Help! I hate birthdays, and I’m certainly not ready to be thirty. Last month, while visiting my mum’s farm in Wales, I had a bit of a revelation. I have spent the whole of my twenties away, and as I reluctantly enter the next decade, I‘ve been thinking about what I should do next, and whether it is about time I moved back to the farm to help look after it and take it into the future.
While I was there, albeit just for three days, I had three special bird of prey moments. They say thing come in threes don’t they.

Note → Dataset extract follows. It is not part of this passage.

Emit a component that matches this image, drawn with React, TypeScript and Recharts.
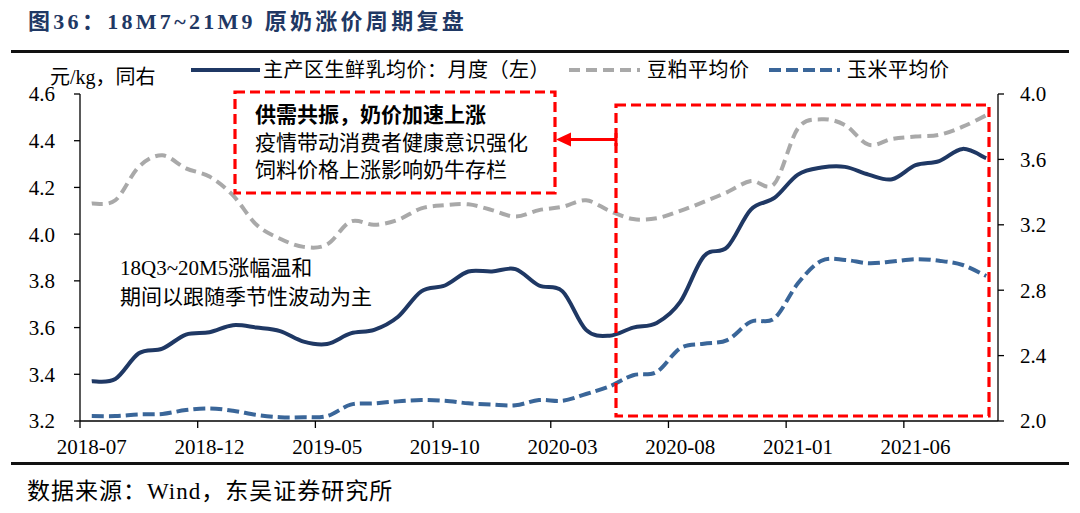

Mum has (in my opinion) done an amazing job of turning the small farm into a wildlife haven over the last 15 years. If bird of prey, being at the top of the food-chain are a good indicator of biodiversity it couldn’t be better: in addition to the above, successes also include barn owls and goshawks having fledged young.
There is a special big oak tree by the kitchen window, sporting great spotted woodpeckers, treecreepers and nuthatches and all the usual tits including marsh tits and coal tits available to view on demand. We also had 60 Redwing stop by in that tree over lunch once!
In the last year, the ant hills have really started to show in the meadows, and as a reward, green woodpecker (rare in that neck of the woods) and mistle thrush have raised some big families. Grassland ecosystems in particular take time and careful management to build up, and her patience has finally paid off.
This land wouldn’t be any good for growing crops, but is ideal for raising high quality beef, which is always in demand and sold purely by word of mouth. It also produces ample firewood from several old coppices and has some interesting archaeology running through it, I think it has real potential for education as well.
Farmland has a lot more to offer than just food, and as a custodian of this small part of Wales and its wildlife my mother and I must take care to look after both it’s productivity, and recreational value.